§ **Entries provided**
☆ ☆ ☆
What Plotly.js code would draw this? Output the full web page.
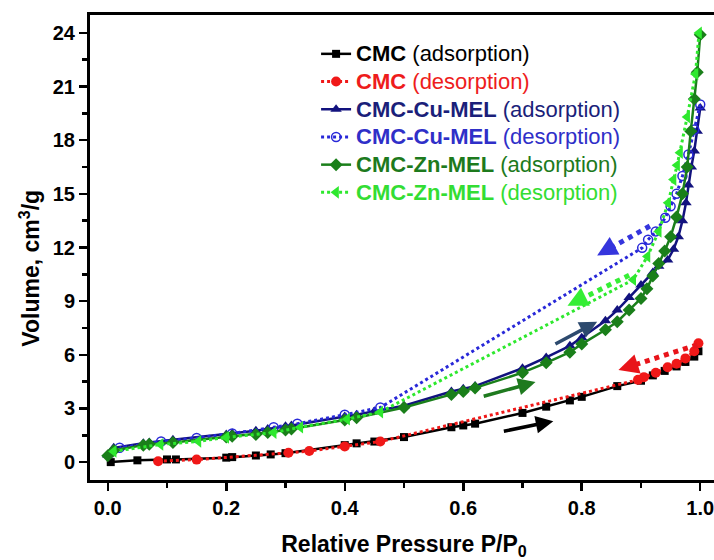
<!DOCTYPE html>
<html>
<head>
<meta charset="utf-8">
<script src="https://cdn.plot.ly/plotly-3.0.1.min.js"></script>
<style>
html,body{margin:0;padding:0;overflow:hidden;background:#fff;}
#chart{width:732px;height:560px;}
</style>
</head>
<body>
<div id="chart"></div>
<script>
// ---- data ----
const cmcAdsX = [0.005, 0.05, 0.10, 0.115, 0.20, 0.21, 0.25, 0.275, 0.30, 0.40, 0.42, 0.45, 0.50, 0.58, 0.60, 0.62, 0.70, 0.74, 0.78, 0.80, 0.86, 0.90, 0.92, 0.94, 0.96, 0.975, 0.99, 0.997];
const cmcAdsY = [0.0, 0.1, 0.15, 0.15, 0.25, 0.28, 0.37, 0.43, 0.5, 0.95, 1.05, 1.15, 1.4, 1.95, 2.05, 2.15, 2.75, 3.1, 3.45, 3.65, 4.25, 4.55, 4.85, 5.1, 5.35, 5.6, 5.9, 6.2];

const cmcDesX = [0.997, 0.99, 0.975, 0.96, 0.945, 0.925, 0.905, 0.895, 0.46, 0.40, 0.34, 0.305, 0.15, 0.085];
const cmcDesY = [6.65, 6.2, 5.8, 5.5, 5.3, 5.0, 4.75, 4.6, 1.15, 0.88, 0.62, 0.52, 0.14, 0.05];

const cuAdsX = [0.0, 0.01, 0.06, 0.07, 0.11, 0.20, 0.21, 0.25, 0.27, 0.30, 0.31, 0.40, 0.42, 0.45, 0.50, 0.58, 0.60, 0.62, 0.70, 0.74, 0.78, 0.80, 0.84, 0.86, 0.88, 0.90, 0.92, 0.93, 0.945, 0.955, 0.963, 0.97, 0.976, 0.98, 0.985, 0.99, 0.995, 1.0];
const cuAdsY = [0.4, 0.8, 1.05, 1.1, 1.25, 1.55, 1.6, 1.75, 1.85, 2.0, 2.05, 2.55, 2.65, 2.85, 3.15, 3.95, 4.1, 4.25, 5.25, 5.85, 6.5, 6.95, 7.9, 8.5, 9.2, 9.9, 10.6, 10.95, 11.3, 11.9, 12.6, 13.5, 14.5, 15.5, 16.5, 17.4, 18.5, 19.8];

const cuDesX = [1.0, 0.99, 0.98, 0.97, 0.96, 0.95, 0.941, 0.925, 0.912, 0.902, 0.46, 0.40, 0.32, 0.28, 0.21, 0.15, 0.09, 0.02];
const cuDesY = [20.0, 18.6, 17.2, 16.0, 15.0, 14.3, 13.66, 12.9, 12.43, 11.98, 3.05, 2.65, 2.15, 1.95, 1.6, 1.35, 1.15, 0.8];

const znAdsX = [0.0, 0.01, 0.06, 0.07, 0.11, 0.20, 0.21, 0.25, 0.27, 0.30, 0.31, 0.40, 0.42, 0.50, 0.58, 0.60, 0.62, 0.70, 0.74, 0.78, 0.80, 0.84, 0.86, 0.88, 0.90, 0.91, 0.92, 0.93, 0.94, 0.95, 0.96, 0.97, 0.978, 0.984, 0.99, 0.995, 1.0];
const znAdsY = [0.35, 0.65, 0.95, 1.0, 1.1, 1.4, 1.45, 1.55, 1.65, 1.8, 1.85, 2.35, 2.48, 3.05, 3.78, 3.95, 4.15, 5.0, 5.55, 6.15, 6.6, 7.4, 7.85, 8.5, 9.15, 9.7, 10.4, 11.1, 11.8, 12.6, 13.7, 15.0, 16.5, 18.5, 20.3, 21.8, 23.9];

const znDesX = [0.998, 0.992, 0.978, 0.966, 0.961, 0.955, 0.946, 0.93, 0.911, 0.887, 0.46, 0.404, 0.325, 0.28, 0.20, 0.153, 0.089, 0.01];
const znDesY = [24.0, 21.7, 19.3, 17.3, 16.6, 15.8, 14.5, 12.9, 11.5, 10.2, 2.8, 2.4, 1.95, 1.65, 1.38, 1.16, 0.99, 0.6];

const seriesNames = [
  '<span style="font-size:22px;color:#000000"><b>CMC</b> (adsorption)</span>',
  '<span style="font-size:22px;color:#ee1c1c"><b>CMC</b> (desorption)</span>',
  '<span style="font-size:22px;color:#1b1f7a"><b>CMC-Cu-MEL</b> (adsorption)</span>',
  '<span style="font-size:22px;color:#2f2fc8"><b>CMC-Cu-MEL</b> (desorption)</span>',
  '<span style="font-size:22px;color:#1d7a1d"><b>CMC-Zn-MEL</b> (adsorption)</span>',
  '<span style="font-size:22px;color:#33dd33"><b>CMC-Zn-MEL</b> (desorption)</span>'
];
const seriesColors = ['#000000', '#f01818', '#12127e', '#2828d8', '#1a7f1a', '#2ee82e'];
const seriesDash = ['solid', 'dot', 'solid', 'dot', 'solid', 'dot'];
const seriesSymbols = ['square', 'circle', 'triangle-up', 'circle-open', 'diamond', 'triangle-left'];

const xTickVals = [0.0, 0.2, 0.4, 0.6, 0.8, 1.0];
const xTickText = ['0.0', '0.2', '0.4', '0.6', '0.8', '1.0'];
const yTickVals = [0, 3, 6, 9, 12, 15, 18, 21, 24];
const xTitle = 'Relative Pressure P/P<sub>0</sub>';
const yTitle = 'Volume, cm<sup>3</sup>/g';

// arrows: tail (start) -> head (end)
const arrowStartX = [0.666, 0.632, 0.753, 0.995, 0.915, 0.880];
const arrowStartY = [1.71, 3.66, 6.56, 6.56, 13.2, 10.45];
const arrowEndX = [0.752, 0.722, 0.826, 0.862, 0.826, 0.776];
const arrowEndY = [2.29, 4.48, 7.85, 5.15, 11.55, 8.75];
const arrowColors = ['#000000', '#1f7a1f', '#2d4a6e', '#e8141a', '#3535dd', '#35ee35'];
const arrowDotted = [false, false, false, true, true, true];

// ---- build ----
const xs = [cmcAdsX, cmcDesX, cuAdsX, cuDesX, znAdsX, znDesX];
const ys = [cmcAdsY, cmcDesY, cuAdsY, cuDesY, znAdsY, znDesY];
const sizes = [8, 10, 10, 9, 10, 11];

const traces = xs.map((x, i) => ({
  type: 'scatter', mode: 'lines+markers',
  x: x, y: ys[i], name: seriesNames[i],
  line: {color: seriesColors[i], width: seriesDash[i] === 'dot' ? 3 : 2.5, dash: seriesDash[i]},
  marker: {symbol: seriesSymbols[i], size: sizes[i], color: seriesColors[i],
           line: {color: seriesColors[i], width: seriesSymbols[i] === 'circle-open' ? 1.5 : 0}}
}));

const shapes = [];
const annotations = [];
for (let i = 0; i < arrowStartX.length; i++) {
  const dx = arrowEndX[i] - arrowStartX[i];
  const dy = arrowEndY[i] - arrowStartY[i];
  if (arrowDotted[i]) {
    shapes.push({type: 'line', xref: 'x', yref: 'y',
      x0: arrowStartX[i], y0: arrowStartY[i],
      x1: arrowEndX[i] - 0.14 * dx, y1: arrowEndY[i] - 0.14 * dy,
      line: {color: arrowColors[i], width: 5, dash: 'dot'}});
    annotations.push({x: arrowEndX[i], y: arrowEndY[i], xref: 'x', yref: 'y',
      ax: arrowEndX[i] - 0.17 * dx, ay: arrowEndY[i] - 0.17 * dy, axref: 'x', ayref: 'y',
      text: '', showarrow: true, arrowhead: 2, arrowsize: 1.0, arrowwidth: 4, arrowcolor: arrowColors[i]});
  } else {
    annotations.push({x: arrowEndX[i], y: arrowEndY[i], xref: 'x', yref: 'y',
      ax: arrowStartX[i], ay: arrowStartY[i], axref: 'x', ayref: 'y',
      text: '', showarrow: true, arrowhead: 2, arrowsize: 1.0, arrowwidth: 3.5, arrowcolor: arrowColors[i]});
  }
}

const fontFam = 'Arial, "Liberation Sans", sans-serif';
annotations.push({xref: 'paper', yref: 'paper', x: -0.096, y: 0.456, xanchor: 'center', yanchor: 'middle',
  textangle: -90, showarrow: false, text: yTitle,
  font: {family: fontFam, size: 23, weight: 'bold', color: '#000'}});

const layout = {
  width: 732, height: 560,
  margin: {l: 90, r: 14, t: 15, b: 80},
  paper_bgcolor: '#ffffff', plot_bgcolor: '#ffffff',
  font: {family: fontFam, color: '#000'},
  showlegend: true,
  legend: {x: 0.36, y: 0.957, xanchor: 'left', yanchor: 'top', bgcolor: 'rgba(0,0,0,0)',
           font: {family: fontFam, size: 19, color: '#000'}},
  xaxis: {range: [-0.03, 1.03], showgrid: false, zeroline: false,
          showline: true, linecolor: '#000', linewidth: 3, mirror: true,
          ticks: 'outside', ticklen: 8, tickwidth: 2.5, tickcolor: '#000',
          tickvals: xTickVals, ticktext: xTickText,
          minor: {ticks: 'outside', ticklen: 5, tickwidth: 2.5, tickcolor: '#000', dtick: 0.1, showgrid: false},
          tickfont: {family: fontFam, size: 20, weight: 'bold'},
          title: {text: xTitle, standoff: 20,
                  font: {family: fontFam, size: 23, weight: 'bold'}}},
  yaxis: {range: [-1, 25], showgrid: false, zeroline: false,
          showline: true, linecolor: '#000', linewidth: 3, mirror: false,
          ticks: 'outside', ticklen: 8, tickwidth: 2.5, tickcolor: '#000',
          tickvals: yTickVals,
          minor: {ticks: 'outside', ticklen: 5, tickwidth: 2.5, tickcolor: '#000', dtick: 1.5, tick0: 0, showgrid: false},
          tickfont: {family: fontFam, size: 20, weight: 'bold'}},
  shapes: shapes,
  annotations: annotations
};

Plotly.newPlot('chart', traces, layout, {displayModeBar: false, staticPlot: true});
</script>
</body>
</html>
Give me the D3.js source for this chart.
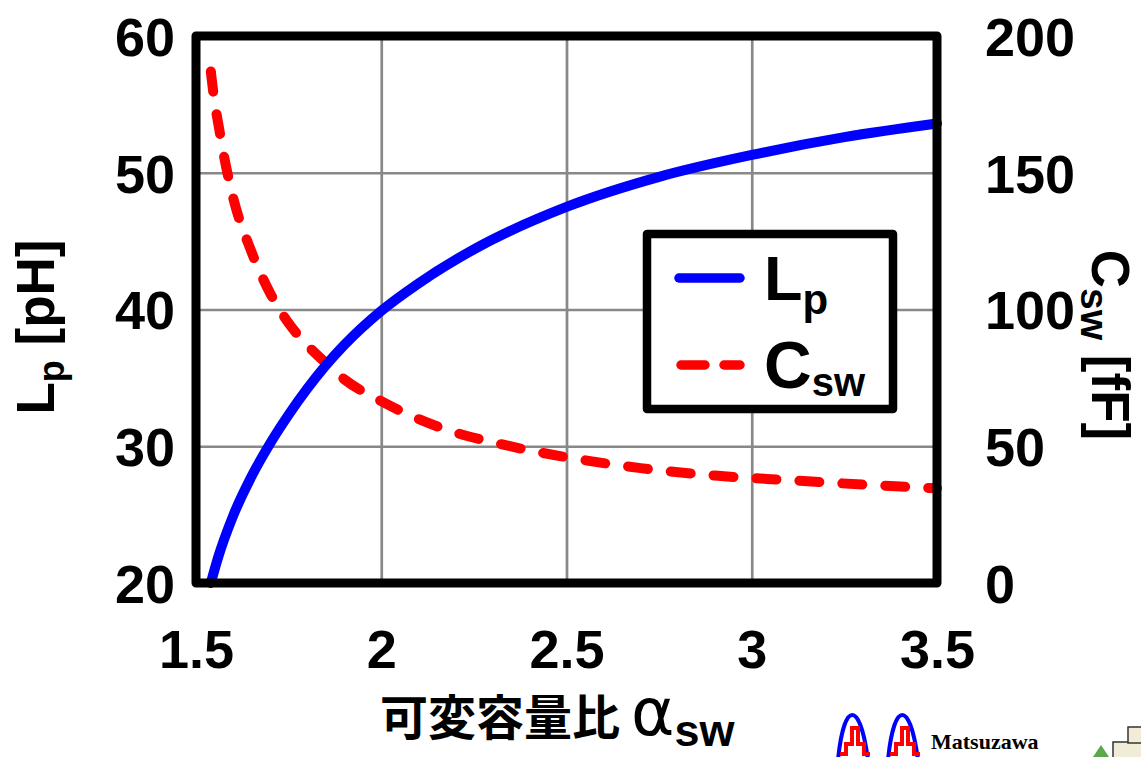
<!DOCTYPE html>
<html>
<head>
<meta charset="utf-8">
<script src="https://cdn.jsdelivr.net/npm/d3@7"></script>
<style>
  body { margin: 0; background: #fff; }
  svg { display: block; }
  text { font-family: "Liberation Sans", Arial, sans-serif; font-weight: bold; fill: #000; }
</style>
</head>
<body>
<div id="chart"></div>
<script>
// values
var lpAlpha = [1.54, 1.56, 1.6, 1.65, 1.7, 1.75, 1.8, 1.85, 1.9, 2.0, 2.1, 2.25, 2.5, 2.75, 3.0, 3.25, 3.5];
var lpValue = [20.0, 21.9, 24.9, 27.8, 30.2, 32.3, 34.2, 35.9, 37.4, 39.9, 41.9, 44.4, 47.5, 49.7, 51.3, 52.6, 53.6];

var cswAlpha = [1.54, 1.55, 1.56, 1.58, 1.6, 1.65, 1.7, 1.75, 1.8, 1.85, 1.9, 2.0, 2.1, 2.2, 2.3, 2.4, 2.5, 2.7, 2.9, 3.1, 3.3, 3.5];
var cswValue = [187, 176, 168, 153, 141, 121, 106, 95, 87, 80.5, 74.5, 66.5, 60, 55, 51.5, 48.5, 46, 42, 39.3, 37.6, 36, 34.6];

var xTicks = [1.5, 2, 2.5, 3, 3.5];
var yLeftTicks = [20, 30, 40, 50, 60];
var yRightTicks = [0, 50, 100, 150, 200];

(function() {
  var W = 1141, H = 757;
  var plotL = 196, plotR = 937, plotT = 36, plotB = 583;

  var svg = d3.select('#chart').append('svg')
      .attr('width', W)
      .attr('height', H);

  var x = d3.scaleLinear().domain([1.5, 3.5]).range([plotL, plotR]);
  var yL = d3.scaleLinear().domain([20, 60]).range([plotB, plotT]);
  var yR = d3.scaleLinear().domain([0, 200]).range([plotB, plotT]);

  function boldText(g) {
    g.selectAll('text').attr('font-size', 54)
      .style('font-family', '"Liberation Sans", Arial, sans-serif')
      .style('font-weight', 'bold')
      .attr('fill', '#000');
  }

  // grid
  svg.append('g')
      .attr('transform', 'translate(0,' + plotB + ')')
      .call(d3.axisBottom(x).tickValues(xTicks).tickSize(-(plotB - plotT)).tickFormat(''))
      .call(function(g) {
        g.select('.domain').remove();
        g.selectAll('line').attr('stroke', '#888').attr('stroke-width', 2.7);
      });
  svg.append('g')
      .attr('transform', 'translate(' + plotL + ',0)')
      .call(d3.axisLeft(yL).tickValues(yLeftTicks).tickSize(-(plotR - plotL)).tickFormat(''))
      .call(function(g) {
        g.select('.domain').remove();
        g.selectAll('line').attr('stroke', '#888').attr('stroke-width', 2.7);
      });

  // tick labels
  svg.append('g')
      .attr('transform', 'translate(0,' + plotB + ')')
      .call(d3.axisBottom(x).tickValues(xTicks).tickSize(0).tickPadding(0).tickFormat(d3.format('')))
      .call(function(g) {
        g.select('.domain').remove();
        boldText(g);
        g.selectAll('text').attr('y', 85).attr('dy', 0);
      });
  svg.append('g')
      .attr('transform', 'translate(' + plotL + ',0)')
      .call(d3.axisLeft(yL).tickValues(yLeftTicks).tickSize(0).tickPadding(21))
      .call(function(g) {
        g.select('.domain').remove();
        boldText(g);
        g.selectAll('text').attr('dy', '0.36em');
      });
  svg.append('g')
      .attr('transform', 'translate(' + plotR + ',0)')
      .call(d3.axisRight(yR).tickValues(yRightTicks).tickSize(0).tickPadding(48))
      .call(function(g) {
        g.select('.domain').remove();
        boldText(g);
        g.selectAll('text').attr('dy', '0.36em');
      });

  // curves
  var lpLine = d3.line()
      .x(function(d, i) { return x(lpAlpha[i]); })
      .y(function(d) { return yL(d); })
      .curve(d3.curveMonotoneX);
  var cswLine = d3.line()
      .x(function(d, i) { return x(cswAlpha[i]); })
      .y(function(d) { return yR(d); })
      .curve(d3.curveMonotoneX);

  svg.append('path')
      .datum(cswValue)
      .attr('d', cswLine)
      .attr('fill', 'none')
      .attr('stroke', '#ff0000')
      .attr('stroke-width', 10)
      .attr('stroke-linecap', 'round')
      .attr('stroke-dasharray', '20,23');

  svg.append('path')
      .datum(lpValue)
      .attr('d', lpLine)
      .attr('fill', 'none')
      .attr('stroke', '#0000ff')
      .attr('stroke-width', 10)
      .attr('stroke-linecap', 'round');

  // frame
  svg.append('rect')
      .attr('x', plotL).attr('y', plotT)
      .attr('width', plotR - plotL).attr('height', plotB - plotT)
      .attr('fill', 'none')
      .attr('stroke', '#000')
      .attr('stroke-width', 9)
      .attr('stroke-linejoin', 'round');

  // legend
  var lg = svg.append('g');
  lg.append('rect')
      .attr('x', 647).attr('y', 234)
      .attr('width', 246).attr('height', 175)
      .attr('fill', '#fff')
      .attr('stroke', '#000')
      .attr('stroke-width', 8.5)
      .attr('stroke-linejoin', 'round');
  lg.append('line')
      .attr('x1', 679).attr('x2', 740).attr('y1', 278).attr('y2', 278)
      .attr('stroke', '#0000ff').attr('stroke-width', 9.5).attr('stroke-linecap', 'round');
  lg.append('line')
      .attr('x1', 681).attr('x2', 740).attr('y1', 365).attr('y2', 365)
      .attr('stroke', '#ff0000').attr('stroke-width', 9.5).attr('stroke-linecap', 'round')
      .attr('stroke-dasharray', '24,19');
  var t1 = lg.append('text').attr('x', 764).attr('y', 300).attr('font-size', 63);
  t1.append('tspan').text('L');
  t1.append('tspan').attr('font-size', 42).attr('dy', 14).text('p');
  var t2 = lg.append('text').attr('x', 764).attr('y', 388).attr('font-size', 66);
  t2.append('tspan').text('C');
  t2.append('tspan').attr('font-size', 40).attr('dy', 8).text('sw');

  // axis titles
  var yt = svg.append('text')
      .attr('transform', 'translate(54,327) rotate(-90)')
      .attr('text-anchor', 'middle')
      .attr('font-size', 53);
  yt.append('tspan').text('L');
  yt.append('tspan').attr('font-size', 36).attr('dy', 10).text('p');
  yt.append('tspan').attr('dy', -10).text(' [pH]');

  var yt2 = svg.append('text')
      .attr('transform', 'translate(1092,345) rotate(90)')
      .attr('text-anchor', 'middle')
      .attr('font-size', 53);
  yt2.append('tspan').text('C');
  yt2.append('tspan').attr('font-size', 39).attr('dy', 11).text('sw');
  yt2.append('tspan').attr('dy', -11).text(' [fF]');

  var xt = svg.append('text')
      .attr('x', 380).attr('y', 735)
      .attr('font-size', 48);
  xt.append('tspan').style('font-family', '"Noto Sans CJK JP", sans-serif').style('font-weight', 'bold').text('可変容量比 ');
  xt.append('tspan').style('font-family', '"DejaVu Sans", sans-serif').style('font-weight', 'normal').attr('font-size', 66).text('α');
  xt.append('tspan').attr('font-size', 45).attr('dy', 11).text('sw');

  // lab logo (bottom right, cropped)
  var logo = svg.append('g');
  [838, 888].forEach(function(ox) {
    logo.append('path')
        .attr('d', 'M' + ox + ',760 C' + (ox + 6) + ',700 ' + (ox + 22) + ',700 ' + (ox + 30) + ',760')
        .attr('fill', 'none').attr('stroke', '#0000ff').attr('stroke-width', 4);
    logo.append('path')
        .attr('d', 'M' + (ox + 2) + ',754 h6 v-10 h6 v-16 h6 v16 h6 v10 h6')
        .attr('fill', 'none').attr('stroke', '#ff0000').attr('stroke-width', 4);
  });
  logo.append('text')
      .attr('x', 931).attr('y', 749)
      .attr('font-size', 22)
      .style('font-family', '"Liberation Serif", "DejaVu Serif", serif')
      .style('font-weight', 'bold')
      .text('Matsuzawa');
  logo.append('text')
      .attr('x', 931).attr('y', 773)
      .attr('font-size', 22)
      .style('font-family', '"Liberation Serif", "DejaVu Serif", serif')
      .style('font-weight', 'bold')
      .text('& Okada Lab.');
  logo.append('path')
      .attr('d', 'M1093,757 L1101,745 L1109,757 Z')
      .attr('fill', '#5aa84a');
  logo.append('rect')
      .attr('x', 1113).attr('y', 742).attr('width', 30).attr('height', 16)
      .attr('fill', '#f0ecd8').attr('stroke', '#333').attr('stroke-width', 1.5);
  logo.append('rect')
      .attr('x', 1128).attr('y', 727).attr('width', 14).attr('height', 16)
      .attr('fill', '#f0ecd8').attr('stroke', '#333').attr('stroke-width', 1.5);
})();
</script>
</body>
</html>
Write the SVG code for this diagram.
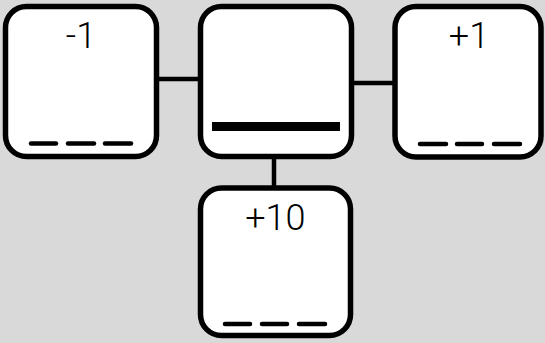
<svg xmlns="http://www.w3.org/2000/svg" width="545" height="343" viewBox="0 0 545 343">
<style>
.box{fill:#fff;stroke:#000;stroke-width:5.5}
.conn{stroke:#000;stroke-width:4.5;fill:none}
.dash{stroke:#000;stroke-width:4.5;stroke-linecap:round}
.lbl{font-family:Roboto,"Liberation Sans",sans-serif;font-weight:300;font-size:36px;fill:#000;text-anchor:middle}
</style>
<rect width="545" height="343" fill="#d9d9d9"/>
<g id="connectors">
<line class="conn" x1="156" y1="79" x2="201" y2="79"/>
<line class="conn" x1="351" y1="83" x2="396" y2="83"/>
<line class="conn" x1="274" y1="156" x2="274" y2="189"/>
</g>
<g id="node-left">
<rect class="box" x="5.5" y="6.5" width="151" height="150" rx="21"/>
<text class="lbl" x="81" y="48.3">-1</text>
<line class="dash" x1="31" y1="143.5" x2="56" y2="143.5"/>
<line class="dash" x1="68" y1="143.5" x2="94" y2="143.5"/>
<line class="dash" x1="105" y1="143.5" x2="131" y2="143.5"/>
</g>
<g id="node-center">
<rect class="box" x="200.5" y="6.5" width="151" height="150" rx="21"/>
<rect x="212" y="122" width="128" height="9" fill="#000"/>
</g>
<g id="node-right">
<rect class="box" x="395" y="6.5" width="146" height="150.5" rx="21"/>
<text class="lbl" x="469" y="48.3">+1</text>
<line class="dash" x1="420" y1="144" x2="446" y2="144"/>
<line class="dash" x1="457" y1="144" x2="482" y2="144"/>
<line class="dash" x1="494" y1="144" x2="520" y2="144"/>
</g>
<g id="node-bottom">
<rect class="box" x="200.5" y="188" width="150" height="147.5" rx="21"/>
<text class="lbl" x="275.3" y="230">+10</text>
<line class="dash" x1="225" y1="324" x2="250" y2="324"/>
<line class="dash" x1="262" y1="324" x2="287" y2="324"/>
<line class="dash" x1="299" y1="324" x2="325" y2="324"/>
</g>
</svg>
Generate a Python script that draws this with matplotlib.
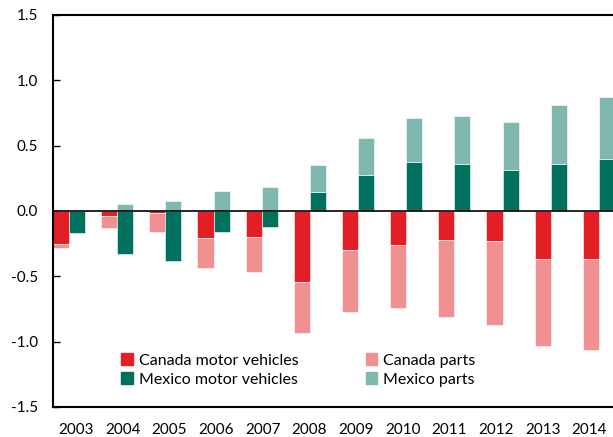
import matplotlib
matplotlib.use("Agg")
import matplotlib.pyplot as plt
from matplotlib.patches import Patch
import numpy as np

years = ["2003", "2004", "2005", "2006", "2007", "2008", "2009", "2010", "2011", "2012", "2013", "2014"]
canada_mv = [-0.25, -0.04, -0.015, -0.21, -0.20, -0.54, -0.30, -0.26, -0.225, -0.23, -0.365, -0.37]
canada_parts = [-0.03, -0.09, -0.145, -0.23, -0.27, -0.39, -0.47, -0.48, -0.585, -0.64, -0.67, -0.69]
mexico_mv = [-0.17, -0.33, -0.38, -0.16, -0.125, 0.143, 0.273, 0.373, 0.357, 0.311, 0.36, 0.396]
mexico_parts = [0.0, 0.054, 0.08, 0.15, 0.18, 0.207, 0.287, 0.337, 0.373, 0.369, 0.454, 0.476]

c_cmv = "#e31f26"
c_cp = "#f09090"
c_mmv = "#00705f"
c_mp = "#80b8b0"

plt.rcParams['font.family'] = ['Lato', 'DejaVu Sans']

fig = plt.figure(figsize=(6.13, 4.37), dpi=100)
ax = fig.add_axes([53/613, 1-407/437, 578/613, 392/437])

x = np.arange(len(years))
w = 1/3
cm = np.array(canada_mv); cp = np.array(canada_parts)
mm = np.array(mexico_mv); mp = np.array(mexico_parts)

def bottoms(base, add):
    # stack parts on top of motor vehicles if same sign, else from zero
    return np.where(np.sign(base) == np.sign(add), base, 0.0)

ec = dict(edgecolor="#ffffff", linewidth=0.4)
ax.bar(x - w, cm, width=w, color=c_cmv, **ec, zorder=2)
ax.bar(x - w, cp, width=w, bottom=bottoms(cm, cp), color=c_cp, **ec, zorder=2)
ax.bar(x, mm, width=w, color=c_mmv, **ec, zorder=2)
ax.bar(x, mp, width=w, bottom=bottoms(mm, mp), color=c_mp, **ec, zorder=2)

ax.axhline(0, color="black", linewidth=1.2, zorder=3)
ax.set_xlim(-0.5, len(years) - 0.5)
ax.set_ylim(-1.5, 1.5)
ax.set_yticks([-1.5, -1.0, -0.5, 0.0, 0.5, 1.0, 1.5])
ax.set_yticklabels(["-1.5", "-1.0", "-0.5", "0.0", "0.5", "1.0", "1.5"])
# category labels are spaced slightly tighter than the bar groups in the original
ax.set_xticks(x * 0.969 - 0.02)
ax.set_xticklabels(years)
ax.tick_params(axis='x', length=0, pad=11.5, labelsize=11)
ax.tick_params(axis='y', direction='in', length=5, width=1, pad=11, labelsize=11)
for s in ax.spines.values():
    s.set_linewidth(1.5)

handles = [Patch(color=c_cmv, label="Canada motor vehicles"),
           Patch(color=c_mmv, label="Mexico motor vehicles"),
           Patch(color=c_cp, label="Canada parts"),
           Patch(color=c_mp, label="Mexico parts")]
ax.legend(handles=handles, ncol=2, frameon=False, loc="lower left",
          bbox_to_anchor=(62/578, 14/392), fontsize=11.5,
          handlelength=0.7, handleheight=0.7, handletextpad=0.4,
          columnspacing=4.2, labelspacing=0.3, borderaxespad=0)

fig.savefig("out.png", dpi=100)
☆ ☆ ☆
§ **Stated problem**
From the entries, report each line that includes the word "script".

§ **Answer to the exercise**
<script src="https://cdn.plot.ly/plotly-3.0.1.min.js"></script>
<script>
</script>
<script src="https://cdn.jsdelivr.net/npm/d3@7"></script>
<script>
</script>
Generate a Python script that draws this with matplotlib.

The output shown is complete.